In the corrugated box industry a lot of term are thrown around that don’t probably make a lot of sense to the average user.  Linerboard, medium, RSCs, FOLs, single face, triple wall- what does it all mean?



Corrugated boxes have two main components- linerboard and medium.  Linerboard is the flat paper that is inside and outside the box and medium is the wavy, fluted material in between.  The linerboard adheres to the medium and is the flat facing of the box and provides good crush protection for your product.



Regular Slotted Containers (or RSCs for short) are the most common type of box and are the most versatile. These boxes are made from one piece for easy folding.  A joint is created at the point where a side and an end panel come together.  RSC boxes have flaps that are the same length. The outer flaps are half of the box width. This is to ensure the meeting of the flaps at the center when the corrugated box is folded. This style of box is very efficient and produce very little waste.

Full Overlap Slotted Containers (FOLs) have flaps that are all the same length, so that when crossed, the outer flap comes within an inch of complete overlap.  These boxes are more resistant than others to rough handling and the overlapping flaps provide additional cushioning.  If an FOL box is used and stacked on its side, the extra thickness gives added stacking strength.

One Piece Folders (OPFs) are made from one piece of board that is cut to provide a flat bottom with flaps forming the sides and ends.  This style of box is great for mailing books and thick documents.
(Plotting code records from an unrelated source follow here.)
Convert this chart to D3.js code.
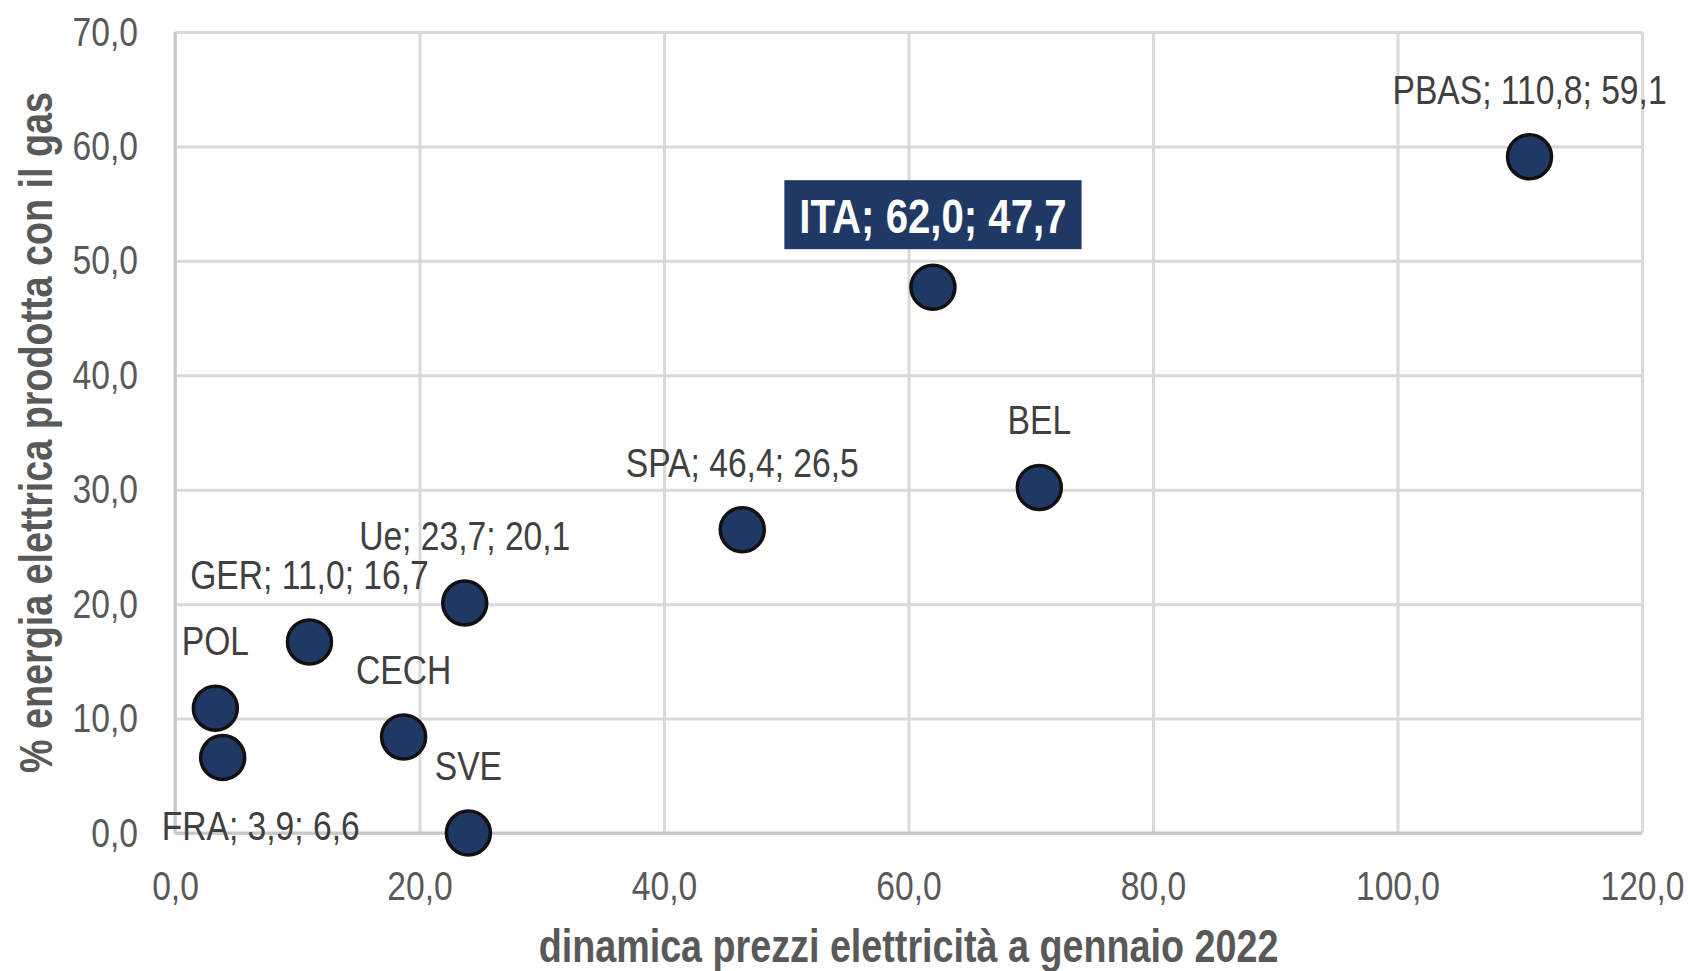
<!DOCTYPE html>
<html>
<head>
<meta charset="utf-8">
<script src="https://cdn.jsdelivr.net/npm/d3@7"></script>
<style>
  body { margin: 0; background: #fff; }
  svg { font-family: "Liberation Sans Narrow", "Arial Narrow", "Liberation Sans", Arial, sans-serif; }
</style>
</head>
<body>
<div id="vis"></div>
<script>
// chart data
const countries = ["FRA", "POL", "GER", "CECH", "Ue", "SVE", "SPA", "ITA", "BEL", "PBAS"];
const priceChange = [3.9, 3.3, 11.0, 18.7, 23.7, 24.0, 46.4, 62.0, 70.7, 110.8];
const gasShare = [6.6, 10.9, 16.7, 8.4, 20.1, 0.0, 26.5, 47.7, 30.2, 59.1];
const pointLabels = ["FRA; 3,9; 6,6", "POL", "GER; 11,0; 16,7", "CECH", "Ue; 23,7; 20,1",
                     "SVE", "SPA; 46,4; 26,5", "ITA; 62,0; 47,7", "BEL", "PBAS; 110,8; 59,1"];
const xTicks = [0, 20, 40, 60, 80, 100, 120];
const yTicks = [0, 10, 20, 30, 40, 50, 60, 70];
const xTitle = "dinamica prezzi elettricità a gennaio 2022";
const yTitle = "% energia elettrica prodotta con il gas";

const FRAME_WIDTH = 1690;
const FRAME_HEIGHT = 971;
const MARGINS = {left: 175, right: 48, top: 32, bottom: 138};
const VIS_WIDTH = FRAME_WIDTH - MARGINS.left - MARGINS.right;
const VIS_HEIGHT = FRAME_HEIGHT - MARGINS.top - MARGINS.bottom;
const NARROW = 0.82; // no Arial Narrow installed, squeeze the text instead

const it = d3.formatLocale({decimal: ",", thousands: ".", grouping: [3], currency: ["", "€"]});
const fmt = it.format(".1f");

// move x/y into a transform and squeeze horizontally
function condense(sel) {
  sel.each(function() {
    const t = d3.select(this);
    const x = +t.attr("x") || 0;
    const y = +t.attr("y") || 0;
    t.attr("x", 0).attr("y", 0)
     .attr("transform", "translate(" + x + "," + y + ") scale(" + NARROW + ",1)");
  });
}

const svg = d3.select("#vis")
  .append("svg")
    .attr("width", FRAME_WIDTH)
    .attr("height", FRAME_HEIGHT);

const X_SCALE = d3.scaleLinear().domain([0, 120]).range([0, VIS_WIDTH]);
const Y_SCALE = d3.scaleLinear().domain([0, 70]).range([VIS_HEIGHT, 0]);

const g = svg.append("g")
  .attr("transform", "translate(" + MARGINS.left + "," + MARGINS.top + ")");

// gridlines
g.append("g")
  .attr("transform", "translate(0," + VIS_HEIGHT + ")")
  .call(d3.axisBottom(X_SCALE).tickValues(xTicks).tickSize(-VIS_HEIGHT).tickFormat(""))
  .call(ax => ax.select(".domain").remove())
  .selectAll("line").attr("stroke", "#d9d9d9").attr("stroke-width", 3);

g.append("g")
  .call(d3.axisLeft(Y_SCALE).tickValues(yTicks).tickSize(-VIS_WIDTH).tickFormat(""))
  .call(ax => ax.select(".domain").remove())
  .selectAll("line").attr("stroke", "#d9d9d9").attr("stroke-width", 3);

// axis lines
g.append("line")
  .attr("x1", 0).attr("x2", 0).attr("y1", 0).attr("y2", VIS_HEIGHT)
  .attr("stroke", "#c8c8c8").attr("stroke-width", 3);
g.append("line")
  .attr("x1", 0).attr("x2", VIS_WIDTH).attr("y1", VIS_HEIGHT).attr("y2", VIS_HEIGHT)
  .attr("stroke", "#c8c8c8").attr("stroke-width", 3);

// tick labels
g.append("g")
  .attr("transform", "translate(0," + VIS_HEIGHT + ")")
  .call(d3.axisBottom(X_SCALE).tickValues(xTicks).tickSize(0).tickPadding(38).tickFormat(fmt))
  .call(ax => ax.select(".domain").remove())
  .attr("font-family", null)
  .attr("font-size", null)
  .selectAll("text")
    .attr("font-size", "41px")
    .attr("fill", "#595959")
    .call(condense);

g.append("g")
  .call(d3.axisLeft(Y_SCALE).tickValues(yTicks).tickSize(0).tickPadding(37).tickFormat(fmt))
  .call(ax => ax.select(".domain").remove())
  .attr("font-family", null)
  .attr("font-size", null)
  .selectAll("text")
    .attr("font-size", "41px")
    .attr("fill", "#595959")
    .call(condense);

// axis titles
svg.append("text")
  .attr("x", MARGINS.left + VIS_WIDTH / 2)
  .attr("y", 962)
  .attr("text-anchor", "middle")
  .attr("font-size", "46px")
  .attr("font-weight", "bold")
  .attr("fill", "#595959")
  .text(xTitle)
  .call(condense);

svg.append("text")
  .attr("transform", "translate(52," + (MARGINS.top + VIS_HEIGHT / 2) + ") rotate(-90) scale(" + NARROW + ",1)")
  .attr("text-anchor", "middle")
  .attr("font-size", "46px")
  .attr("font-weight", "bold")
  .attr("fill", "#595959")
  .text(yTitle);

// points
const rows = countries.map((c, i) => ({name: c, x: priceChange[i], y: gasShare[i], label: pointLabels[i]}));

g.selectAll("circle")
  .data(rows)
  .enter()
  .append("circle")
    .attr("cx", d => X_SCALE(d.x))
    .attr("cy", d => Y_SCALE(d.y))
    .attr("r", 22)
    .attr("fill", "#1f3864")
    .attr("stroke", "#111")
    .attr("stroke-width", 3.5);

// labels: above the point by default, FRA moved down-right
const labelShift = {FRA: {dx: 38, dy: 83}, ITA: {dx: 0, dy: -54}};

// highlight box behind ITA label
const itaRow = rows.find(d => d.name === "ITA");
const boxLayer = g.append("g");

const labels = g.selectAll(".lbl")
  .data(rows)
  .enter()
  .append("text")
    .attr("class", "lbl")
    .attr("x", d => X_SCALE(d.x) + (labelShift[d.name] ? labelShift[d.name].dx : 0))
    .attr("y", d => Y_SCALE(d.y) + (labelShift[d.name] ? labelShift[d.name].dy : -53))
    .attr("text-anchor", "middle")
    .attr("font-size", d => d.name === "ITA" ? "49px" : "41px")
    .attr("font-weight", d => d.name === "ITA" ? "bold" : "normal")
    .attr("fill", d => d.name === "ITA" ? "#fff" : "#404040")
    .text(d => d.label)
    .call(condense);

const itaWidth = labels.filter(d => d.name === "ITA").node().getBBox().width * NARROW;
boxLayer.append("rect")
  .attr("x", X_SCALE(itaRow.x) - itaWidth / 2 - 15)
  .attr("y", Y_SCALE(itaRow.y) - 107)
  .attr("width", itaWidth + 30)
  .attr("height", 69)
  .attr("fill", "#1f3864");
</script>
</body>
</html>
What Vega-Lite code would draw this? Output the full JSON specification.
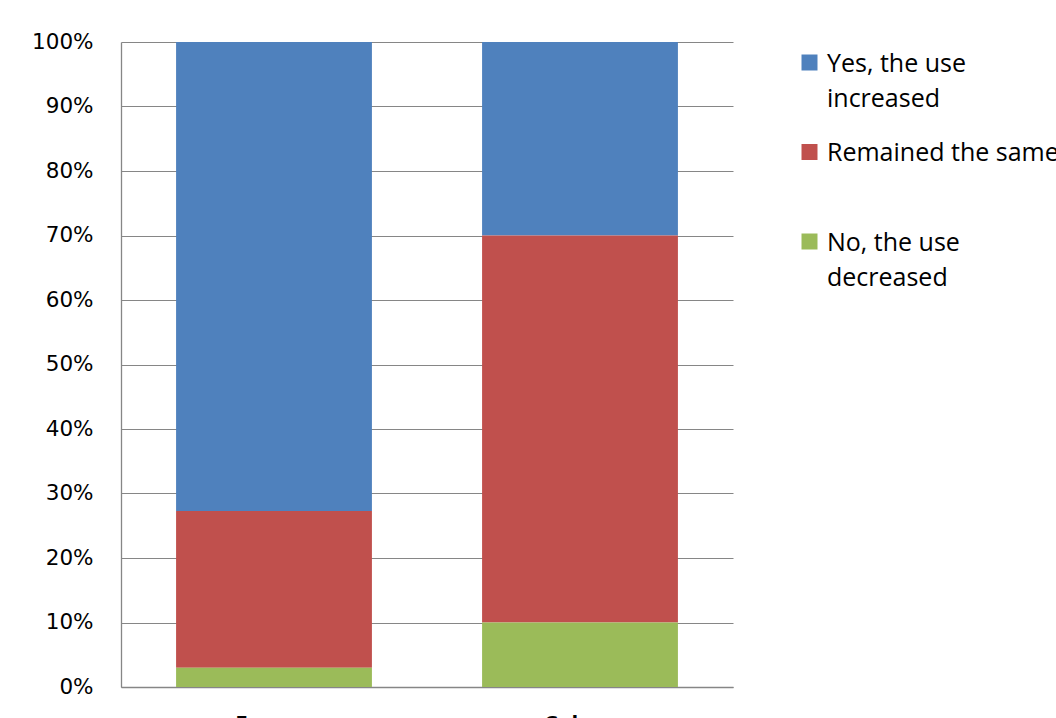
{
  "$schema": "https://vega.github.io/schema/vega-lite/v6.json",
  "width": 612,
  "height": 645,
  "autosize": "none",
  "padding": {"left": 121, "top": 42, "right": 323, "bottom": 31},
  "background": "white",
  "data": {
    "values": [
      {"category": "Europe", "series": "Yes, the use increased", "value": 0.727},
      {"category": "Europe", "series": "Remained the same", "value": 0.243},
      {"category": "Europe", "series": " No, the use decreased", "value": 0.030},
      {"category": "Colour", "series": "Yes, the use increased", "value": 0.30},
      {"category": "Colour", "series": "Remained the same", "value": 0.60},
      {"category": "Colour", "series": " No, the use decreased", "value": 0.10}
    ]
  },
  "mark": {"type": "bar"},
  "encoding": {
    "x": {
      "field": "category",
      "type": "nominal",
      "sort": ["Europe", "Colour"],
      "scale": {"paddingInner": 0.36, "paddingOuter": 0.18},
      "axis": {
        "title": null,
        "labelAngle": 0,
        "ticks": false,
        "domainColor": "#868686",
        "domainWidth": 1.3,
        "labelFont": "Open Sans",
        "labelFontWeight": "bold",
        "labelFontSize": 22,
        "labelColor": "black",
        "labelBaseline": "top",
        "labelPadding": 26
      }
    },
    "y": {
      "field": "value",
      "type": "quantitative",
      "stack": "zero",
      "scale": {"domain": [0, 1], "nice": false},
      "axis": {
        "title": null,
        "format": ".0%",
        "values": [0, 0.1, 0.2, 0.3, 0.4, 0.5, 0.6, 0.7, 0.8, 0.9, 1],
        "ticks": false,
        "grid": true,
        "gridColor": "#868686",
        "gridWidth": 1,
        "domainColor": "#868686",
        "domainWidth": 1.3,
        "labelFont": "DejaVu Sans",
        "labelFontSize": 21.5,
        "labelColor": "black",
        "labelPadding": 28
      }
    },
    "color": {
      "field": "series",
      "type": "nominal",
      "scale": {
        "domain": ["Yes, the use increased", "Remained the same", " No, the use decreased"],
        "range": ["#4F81BD", "#C0504D", "#9BBB59"]
      },
      "legend": {
        "title": null,
        "orient": "none",
        "legendX": 676,
        "legendY": 8,
        "symbolType": "square",
        "symbolSize": 256,
        "symbolStrokeWidth": 0,
        "labelFont": "Open Sans",
        "labelFontSize": 25,
        "labelColor": "black",
        "labelOffset": 5,
        "labelLimit": 400,
        "labelBaseline": "top",
        "gridAlign": "all",
        "rowPadding": 27.5,
        "labelExpr": "indexof(datum.label,'the use')>=0 ? [slice(datum.label,0,indexof(datum.label,'use')+3), slice(datum.label, indexof(datum.label,'use')+4)] : datum.label",
        "encode": {
          "labels": {"update": {"dy": {"value": -11}, "lineHeight": {"value": 35}}}
        }
      }
    },
    "order": {"field": "series", "sort": "ascending"}
  },
  "config": {"view": {"stroke": null}}
}
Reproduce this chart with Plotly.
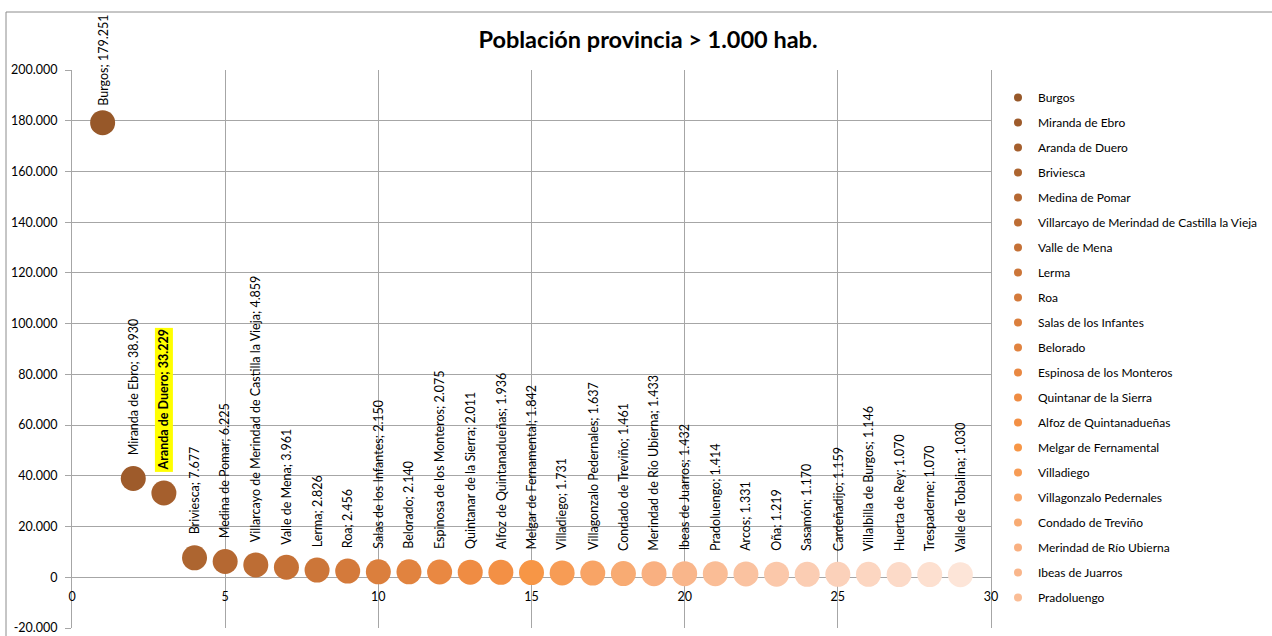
import plotly.graph_objects as go

# ---------------- data ----------------
names = [
    "Burgos", "Miranda de Ebro", "Aranda de Duero", "Briviesca", "Medina de Pomar",
    "Villarcayo de Merindad de Castilla la Vieja", "Valle de Mena", "Lerma", "Roa",
    "Salas de los Infantes", "Belorado", "Espinosa de los Monteros", "Quintanar de la Sierra",
    "Alfoz de Quintanadueñas", "Melgar de Fernamental", "Villadiego", "Villagonzalo Pedernales",
    "Condado de Treviño", "Merindad de Río Ubierna", "Ibeas de Juarros", "Pradoluengo",
    "Arcos", "Oña", "Sasamón", "Cardeñadijo", "Villalbilla de Burgos", "Huerta de Rey",
    "Trespaderne", "Valle de Tobalina",
]
rank = list(range(1, 30))
population = [
    179251, 38930, 33229, 7677, 6225, 4859, 3961, 2826, 2456, 2150, 2140, 2075, 2011,
    1936, 1842, 1731, 1637, 1461, 1433, 1432, 1414, 1331, 1219, 1170, 1159, 1146, 1070,
    1070, 1030,
]
colors = [
    "#975829", "#9E5B2B", "#A55F2D", "#AD6530", "#B56832", "#BD6D34", "#C57136",
    "#CC7639", "#D47A3B", "#DB7F3D", "#E1833F", "#E98842", "#EF8C43", "#F39045",
    "#F79646", "#F79C55", "#F8A466", "#F8AB73", "#F9B081", "#F9B68B", "#FABD96",
    "#FAC2A0", "#FBC8AA", "#FBCDB3", "#FBD1BA", "#FCD6C1", "#FCDAC8", "#FDE0D0",
    "#FDE5D8",
]
legend_count = 21  # legend in the original is truncated after Pradoluengo
highlight_name = "Aranda de Duero"

y_tick_vals = [-20000, 0, 20000, 40000, 60000, 80000, 100000, 120000, 140000, 160000, 180000, 200000]
y_tick_labels = ["-20.000", "0", "20.000", "40.000", "60.000", "80.000", "100.000",
                 "120.000", "140.000", "160.000", "180.000", "200.000"]
x_tick_vals = [0, 5, 10, 15, 20, 25, 30]

title_text = "Población provincia > 1.000 hab."

FONT = "Lato, Calibri, 'Noto Sans', sans-serif"
GRID = "#A6A6A6"


def fmt(v):
    return f"{v:,}".replace(",", ".")


fig = go.Figure()

# plotted markers (one trace per municipality, like the original)
for n, x, y, c in zip(names, rank, population, colors):
    fig.add_trace(go.Scatter(
        x=[x], y=[y], mode="markers", name=n,
        marker=dict(size=25, color=c, line=dict(width=0)),
        showlegend=False, hoverinfo="x+y+name",
    ))

# legend-only entries with small markers
for n, c in zip(names[:legend_count], colors[:legend_count]):
    fig.add_trace(go.Scatter(
        x=[None], y=[None], mode="markers", name=n, legendgroup=n,
        marker=dict(size=8, color=c), showlegend=True,
    ))

# data labels
for n, x, y in zip(names, rank, population):
    hl = (n == highlight_name)
    fig.add_annotation(
        x=x, y=y, xref="x", yref="y",
        text=(f"<b>{n}; {fmt(y)}</b>" if hl else f"{n}; {fmt(y)}"),
        textangle=-90, showarrow=False,
        xanchor="center", yanchor="bottom",
        yshift=(15 if y > 150000 else 21),
        font=dict(family=FONT, size=12.5, color="#000000"),
        bgcolor=("#FFFF00" if hl else "rgba(0,0,0,0)"),
        borderpad=1,
    )

# outer chart frame (top and left edges visible in the crop)
fig.add_shape(type="line", xref="paper", yref="paper",
              x0=(6 - 72) / 919, x1=1.4, y0=(628 - 12) / 558, y1=(628 - 12) / 558,
              line=dict(color="#8C8C8C", width=1))
fig.add_shape(type="line", xref="paper", yref="paper",
              x0=(6 - 72) / 919, x1=(6 - 72) / 919, y0=(628 - 12) / 558, y1=-0.2,
              line=dict(color="#8C8C8C", width=1))

fig.update_layout(
    width=1272, height=636,
    margin=dict(l=72, r=281, t=70, b=8, autoexpand=False),
    paper_bgcolor="white", plot_bgcolor="white",
    font=dict(family=FONT, size=12, color="#000000"),
    title=dict(text=f"<b>{title_text}</b>", x=648 / 1272, xanchor="center",
               y=1 - 40 / 636, yanchor="middle", xref="container", yref="container",
               font=dict(family=FONT, size=23.5, color="#000000")),
    legend=dict(x=(998 - 72) / 919, xanchor="left", y=(628 - 83) / 558, yanchor="top",
                font=dict(family=FONT, size=12, color="#000000"),
                tracegroupgap=6, itemclick=False, bgcolor="rgba(0,0,0,0)"),
    showlegend=True,
)

fig.update_xaxes(
    range=[0, 30], tickvals=x_tick_vals, ticktext=[str(v) for v in x_tick_vals],
    showgrid=True, gridcolor=GRID, gridwidth=1,
    zeroline=False, showline=False, automargin=False,
    anchor="free", position=(628 - 577) / 558,
    ticks="", ticklabelstandoff=10,
    tickfont=dict(family=FONT, size=12.5, color="#000000"),
)
fig.update_yaxes(
    range=[-20000, 200000], tickvals=y_tick_vals, ticktext=y_tick_labels,
    showgrid=True, gridcolor=GRID, gridwidth=1,
    zeroline=True, zerolinecolor=GRID, zerolinewidth=1,
    showline=True, linecolor=GRID, linewidth=1, mirror=True, automargin=False,
    ticks="outside", ticklen=6, tickcolor=GRID, ticklabelstandoff=5,
    tickfont=dict(family=FONT, size=12.5, color="#000000"),
)

fig.write_html("out.html", config={"displayModeBar": False},
               post_script="document.body.style.margin='0px';")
Single-Face consists of one medium glued to one flat sheet liner board.  Single Wall has the medium in between two sheets of linerboard. This style of corrugated box is also referred to as a double face box.  A Double Wall box style has three sheets of linerboard with two mediums in between.  The heaviest type, Triple Wall four sheets of linerboard with three mediums in between.


None of this is rocket science and is actually pretty easy to figure out once you know the general terminology.